The 2013 default reshaped auction-house contracting practice for top-lot transactions. Subsequent significant fancy-colour sales have routinely involved substantial pre-sale guarantees, irrevocable bid arrangements, and explicit credit verification of bidding parties, all designed to reduce the risk of post-hammer settlement failure.

The CTF Pink Star and the Asian market

Chow Tai Fook's purchase of the Pink Star fits within a broader pattern of Asian institutional and family-business acquisition of significant historic stones across the 2010s. Cartier, Mouawad, Graff, and other Western houses have continued to compete at the very top of the market, but Asian purchasers — Chow Tai Fook, Lai Sun Group, Mouawad's Asian arms, Hong Kong and Greater China private collectors — have taken a growing share of the highest-priced fancy-colour transactions. The Pink Star sale represents one of the most prominent illustrations of this shift.

The CTF Pink Star has been displayed at Chow Tai Fook events and travelling exhibitions in Hong Kong, Beijing, Shanghai, Taipei, and other Asian markets since the acquisition. The stone is held within Chow Tai Fook's permanent collection and has not been offered for resale.

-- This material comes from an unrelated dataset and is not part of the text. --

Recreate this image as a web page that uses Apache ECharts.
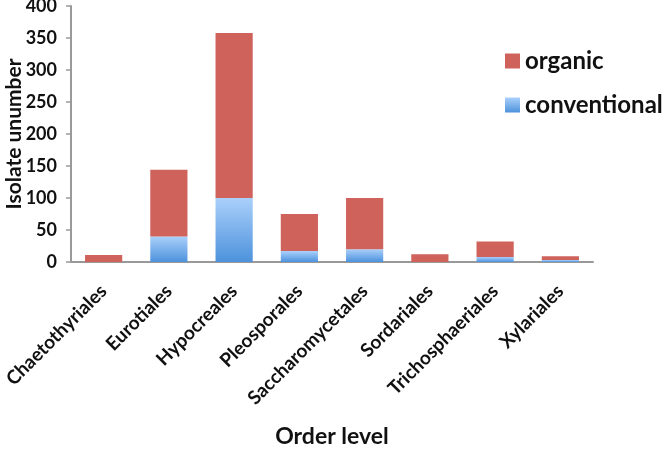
<!DOCTYPE html>
<html><head><meta charset="utf-8">
<script src="https://cdn.jsdelivr.net/npm/echarts@6/dist/echarts.min.js"></script>
<style>html,body{margin:0;padding:0;background:#fff}#c{width:664px;height:452px}</style>
</head><body><div id="c"></div>
<script>
const categories = ['Chaetothyriales','Eurotiales','Hypocreales','Pleosporales','Saccharomycetales','Sordariales','Trichosphaeriales','Xylariales'];
const conventional = [0, 40, 100, 17, 20, 0, 8, 3];
const total = [11, 144, 358, 75, 100, 12, 32, 9];
const organic = total.map((t, i) => t - conventional[i]);
const yTicks = [0, 50, 100, 150, 200, 250, 300, 350, 400];

const FONT = 'Lato';
const chart = echarts.init(document.getElementById('c'));
chart.setOption({
  animation: false,
  grid: { left: 71, right: 71, top: 6, bottom: 190, outerBoundsMode: 'none', containLabel: false },
  legend: {
    orient: 'vertical', left: 500, top: 44, itemGap: 20,
    itemWidth: 15, itemHeight: 15,
    data: [{name: 'organic', icon: 'rect'}, {name: 'conventional', icon: 'rect'}],
    textStyle: { fontFamily: FONT, fontWeight: 'bold', fontSize: 24, color: '#111' }
  },
  xAxis: {
    type: 'category', data: categories,
    name: 'Order level', nameLocation: 'middle', nameGap: 163, nameMoveOverlap: false,
    nameTextStyle: { fontFamily: FONT, fontWeight: 'bold', fontSize: 23, color: '#111' },
    axisLine: { lineStyle: { color: '#999', width: 2 } },
    axisTick: { show: false },
    axisLabel: { rotate: 45, interval: 0, margin: 26, fontFamily: FONT, fontWeight: 'bold', fontSize: 19, color: '#111' }
  },
  yAxis: {
    type: 'value', min: 0, max: 400, interval: 50,
    name: 'Isolate unumber', nameLocation: 'middle', nameGap: 46, nameMoveOverlap: false,
    nameTextStyle: { fontFamily: FONT, fontWeight: 'bold', fontSize: 21, color: '#111' },
    axisLine: { show: true, lineStyle: { color: '#999', width: 2 } },
    axisTick: { show: true, length: 5, lineStyle: { color: '#999', width: 1.5 } },
    splitLine: { show: false },
    axisLabel: { margin: 14, fontFamily: FONT, fontWeight: 'bold', fontSize: 18, color: '#111',
      formatter: v => yTicks.includes(v) ? String(v) : '' }
  },
  series: [
    { name: 'conventional', type: 'bar', stack: 's', data: conventional, barWidth: '57%',
      itemStyle: { color: new echarts.graphic.LinearGradient(0, 0, 0, 1, [
        { offset: 0, color: '#aad0fb' }, { offset: 1, color: '#4d92dc' }]) } },
    { name: 'organic', type: 'bar', stack: 's', data: organic, barWidth: '57%',
      itemStyle: { color: '#cf625b' } }
  ]
});
</script></body></html>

The Pink Star and the post-Argyle market

The November 2020 closure of the Argyle mine in Western Australia ended the principal source of new pink diamond rough for the global market, and the supply of comparable rough to that which produced the Pink Star is now constrained. The Argyle mine was responsible for an estimated 90 percent of pink diamonds entering the global trade between 1985 and 2020, although Argyle production was concentrated in smaller stones and did not regularly produce material at the Pink Star's size band. South African Cape sources, the historic origin of the Pink Star itself, continue to produce small quantities of fancy-pink rough, but stones of the Pink Star's size and saturation are not being replaced from current mining.